* [Work instructions] Your task is to copy the lines between the line containing "Rebuild this chart as a Python" and the line containing "26.31, 27.44, 28.58, 29.65, 30.79, 31.86, 32.93, 34.07, 35.21]", counting both of those lines, and to emit nothing more.

* [Material for the task]
■ ■ ■

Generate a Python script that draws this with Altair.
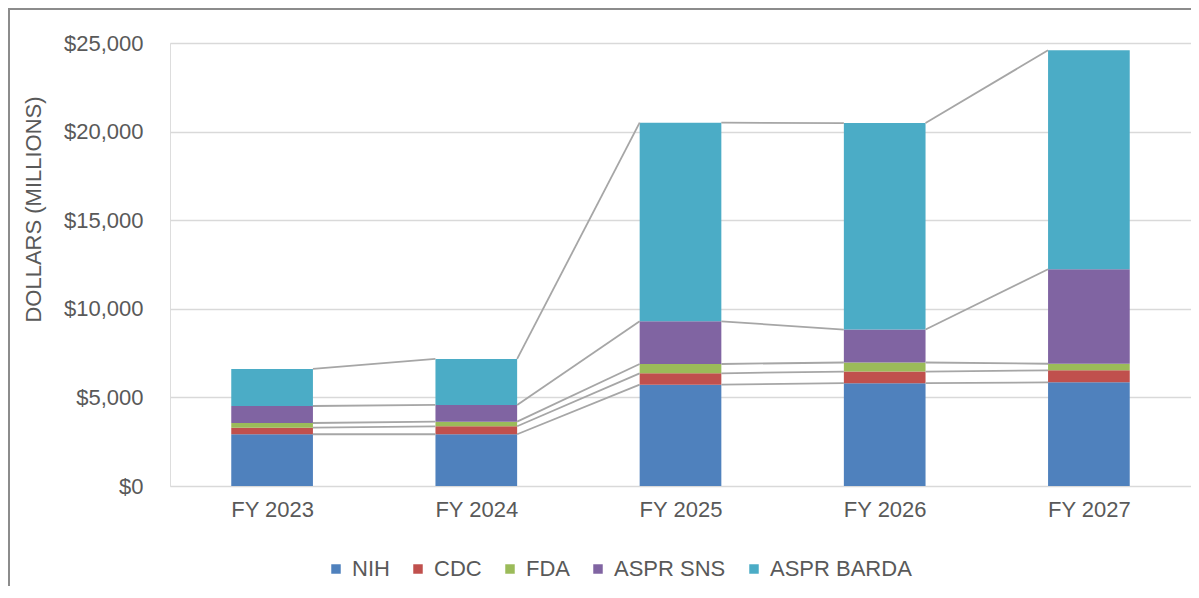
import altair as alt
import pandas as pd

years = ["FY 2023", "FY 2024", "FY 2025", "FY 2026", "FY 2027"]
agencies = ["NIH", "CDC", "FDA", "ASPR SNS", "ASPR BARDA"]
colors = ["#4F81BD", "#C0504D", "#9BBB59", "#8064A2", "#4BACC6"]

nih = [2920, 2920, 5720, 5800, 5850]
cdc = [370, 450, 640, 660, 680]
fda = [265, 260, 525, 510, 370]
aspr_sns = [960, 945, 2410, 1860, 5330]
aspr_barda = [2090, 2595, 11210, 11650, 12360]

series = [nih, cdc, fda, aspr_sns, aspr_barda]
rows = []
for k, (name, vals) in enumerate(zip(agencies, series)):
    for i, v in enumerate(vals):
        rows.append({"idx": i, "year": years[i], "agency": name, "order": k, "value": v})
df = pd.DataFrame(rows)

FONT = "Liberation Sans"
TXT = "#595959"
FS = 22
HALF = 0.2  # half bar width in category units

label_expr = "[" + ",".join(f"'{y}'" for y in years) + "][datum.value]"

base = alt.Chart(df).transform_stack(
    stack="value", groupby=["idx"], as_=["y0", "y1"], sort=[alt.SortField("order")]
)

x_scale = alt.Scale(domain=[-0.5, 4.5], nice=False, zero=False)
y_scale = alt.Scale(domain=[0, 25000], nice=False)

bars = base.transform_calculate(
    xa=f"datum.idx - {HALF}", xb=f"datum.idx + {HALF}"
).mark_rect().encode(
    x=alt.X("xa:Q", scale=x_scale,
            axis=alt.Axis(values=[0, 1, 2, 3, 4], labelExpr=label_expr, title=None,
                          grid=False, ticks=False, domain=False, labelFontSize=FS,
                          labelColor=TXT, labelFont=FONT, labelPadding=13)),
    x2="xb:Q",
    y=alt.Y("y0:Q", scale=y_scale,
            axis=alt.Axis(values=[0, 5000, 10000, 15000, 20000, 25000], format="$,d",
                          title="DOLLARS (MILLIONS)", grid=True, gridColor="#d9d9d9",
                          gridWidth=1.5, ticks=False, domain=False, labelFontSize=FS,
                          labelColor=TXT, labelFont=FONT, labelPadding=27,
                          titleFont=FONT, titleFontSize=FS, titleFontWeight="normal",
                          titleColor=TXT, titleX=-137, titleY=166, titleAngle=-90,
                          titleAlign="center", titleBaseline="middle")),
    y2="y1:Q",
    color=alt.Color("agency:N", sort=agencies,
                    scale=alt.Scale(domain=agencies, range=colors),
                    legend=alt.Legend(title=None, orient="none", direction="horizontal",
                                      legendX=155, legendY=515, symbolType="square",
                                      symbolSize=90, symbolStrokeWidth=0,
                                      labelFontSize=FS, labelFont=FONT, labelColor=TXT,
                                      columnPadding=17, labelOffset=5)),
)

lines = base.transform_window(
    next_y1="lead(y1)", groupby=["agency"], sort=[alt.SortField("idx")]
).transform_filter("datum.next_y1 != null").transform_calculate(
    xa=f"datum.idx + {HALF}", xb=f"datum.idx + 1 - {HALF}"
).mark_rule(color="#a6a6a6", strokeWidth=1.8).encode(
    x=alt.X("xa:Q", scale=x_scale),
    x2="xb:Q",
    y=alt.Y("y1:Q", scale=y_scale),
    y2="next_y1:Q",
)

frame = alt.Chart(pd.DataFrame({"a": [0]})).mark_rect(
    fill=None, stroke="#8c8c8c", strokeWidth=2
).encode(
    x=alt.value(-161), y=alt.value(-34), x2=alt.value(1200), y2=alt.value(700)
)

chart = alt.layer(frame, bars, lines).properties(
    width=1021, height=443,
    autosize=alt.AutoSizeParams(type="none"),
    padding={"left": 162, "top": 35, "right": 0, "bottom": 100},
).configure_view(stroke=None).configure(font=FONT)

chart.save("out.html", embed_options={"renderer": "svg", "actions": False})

■ ■ ■

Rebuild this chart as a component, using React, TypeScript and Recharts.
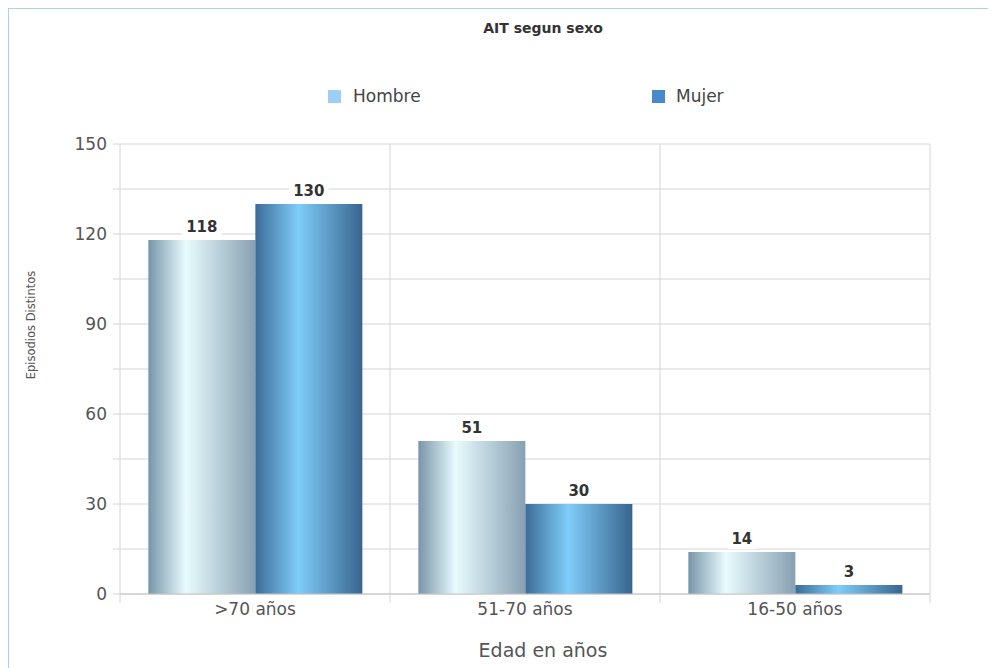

■ ■ ■

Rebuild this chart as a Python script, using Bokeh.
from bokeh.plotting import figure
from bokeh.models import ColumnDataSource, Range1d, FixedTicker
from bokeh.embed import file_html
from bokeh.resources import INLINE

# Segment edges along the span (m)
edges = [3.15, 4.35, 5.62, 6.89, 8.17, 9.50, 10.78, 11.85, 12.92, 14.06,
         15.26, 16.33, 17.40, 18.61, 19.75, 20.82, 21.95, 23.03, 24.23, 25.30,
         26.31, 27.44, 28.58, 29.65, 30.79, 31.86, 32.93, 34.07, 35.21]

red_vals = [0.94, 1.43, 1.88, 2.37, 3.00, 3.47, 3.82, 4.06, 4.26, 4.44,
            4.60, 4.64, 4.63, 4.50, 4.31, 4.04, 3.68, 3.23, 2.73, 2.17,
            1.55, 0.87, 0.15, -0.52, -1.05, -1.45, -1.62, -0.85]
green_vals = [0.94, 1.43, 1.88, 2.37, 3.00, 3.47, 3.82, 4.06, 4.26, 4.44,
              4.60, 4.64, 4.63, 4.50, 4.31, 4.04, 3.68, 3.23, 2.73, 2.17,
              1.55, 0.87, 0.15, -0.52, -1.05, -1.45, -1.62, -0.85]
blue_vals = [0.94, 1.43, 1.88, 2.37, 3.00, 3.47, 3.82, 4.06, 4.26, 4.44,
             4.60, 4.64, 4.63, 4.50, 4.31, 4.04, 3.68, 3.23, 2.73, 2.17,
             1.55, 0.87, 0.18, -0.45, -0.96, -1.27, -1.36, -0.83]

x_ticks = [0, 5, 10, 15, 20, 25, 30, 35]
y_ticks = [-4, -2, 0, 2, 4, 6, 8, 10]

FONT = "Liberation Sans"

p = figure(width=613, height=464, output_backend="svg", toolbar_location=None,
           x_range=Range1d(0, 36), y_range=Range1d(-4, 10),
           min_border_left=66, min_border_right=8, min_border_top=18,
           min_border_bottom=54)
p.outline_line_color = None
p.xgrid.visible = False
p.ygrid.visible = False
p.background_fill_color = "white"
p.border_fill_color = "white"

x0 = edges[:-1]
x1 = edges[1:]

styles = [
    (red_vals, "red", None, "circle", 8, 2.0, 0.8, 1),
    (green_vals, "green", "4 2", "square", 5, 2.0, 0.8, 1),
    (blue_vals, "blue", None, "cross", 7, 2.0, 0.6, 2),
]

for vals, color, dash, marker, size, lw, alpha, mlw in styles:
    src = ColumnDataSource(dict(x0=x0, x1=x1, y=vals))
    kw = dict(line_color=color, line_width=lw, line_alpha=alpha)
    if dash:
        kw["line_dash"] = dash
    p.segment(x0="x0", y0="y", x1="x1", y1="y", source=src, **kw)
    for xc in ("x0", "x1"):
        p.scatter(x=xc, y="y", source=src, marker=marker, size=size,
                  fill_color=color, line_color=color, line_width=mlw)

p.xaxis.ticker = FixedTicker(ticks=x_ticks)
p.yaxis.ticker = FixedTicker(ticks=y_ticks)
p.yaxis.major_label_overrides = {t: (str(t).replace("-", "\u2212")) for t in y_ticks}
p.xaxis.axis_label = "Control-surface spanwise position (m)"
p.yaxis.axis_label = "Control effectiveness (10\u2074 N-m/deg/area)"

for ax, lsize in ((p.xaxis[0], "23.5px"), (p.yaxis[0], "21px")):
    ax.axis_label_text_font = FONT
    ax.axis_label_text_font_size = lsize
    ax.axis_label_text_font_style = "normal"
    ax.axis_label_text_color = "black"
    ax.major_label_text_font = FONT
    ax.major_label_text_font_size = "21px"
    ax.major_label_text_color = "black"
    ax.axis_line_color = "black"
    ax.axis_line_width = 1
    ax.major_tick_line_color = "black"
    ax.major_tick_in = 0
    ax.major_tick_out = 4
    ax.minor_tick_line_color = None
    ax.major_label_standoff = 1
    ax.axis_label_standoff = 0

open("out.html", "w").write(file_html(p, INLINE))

■ ■ ■

* [Result below]
Rebuild this chart as a Python script, using Bokeh.
from bokeh.plotting import figure
from bokeh.models import ColumnDataSource, Range1d, FixedTicker
from bokeh.embed import file_html
from bokeh.resources import INLINE

# Segment edges along the span (m)
edges = [3.15, 4.35, 5.62, 6.89, 8.17, 9.50, 10.78, 11.85, 12.92, 14.06,
         15.26, 16.33, 17.40, 18.61, 19.75, 20.82, 21.95, 23.03, 24.23, 25.30,
         26.31, 27.44, 28.58, 29.65, 30.79, 31.86, 32.93, 34.07, 35.21]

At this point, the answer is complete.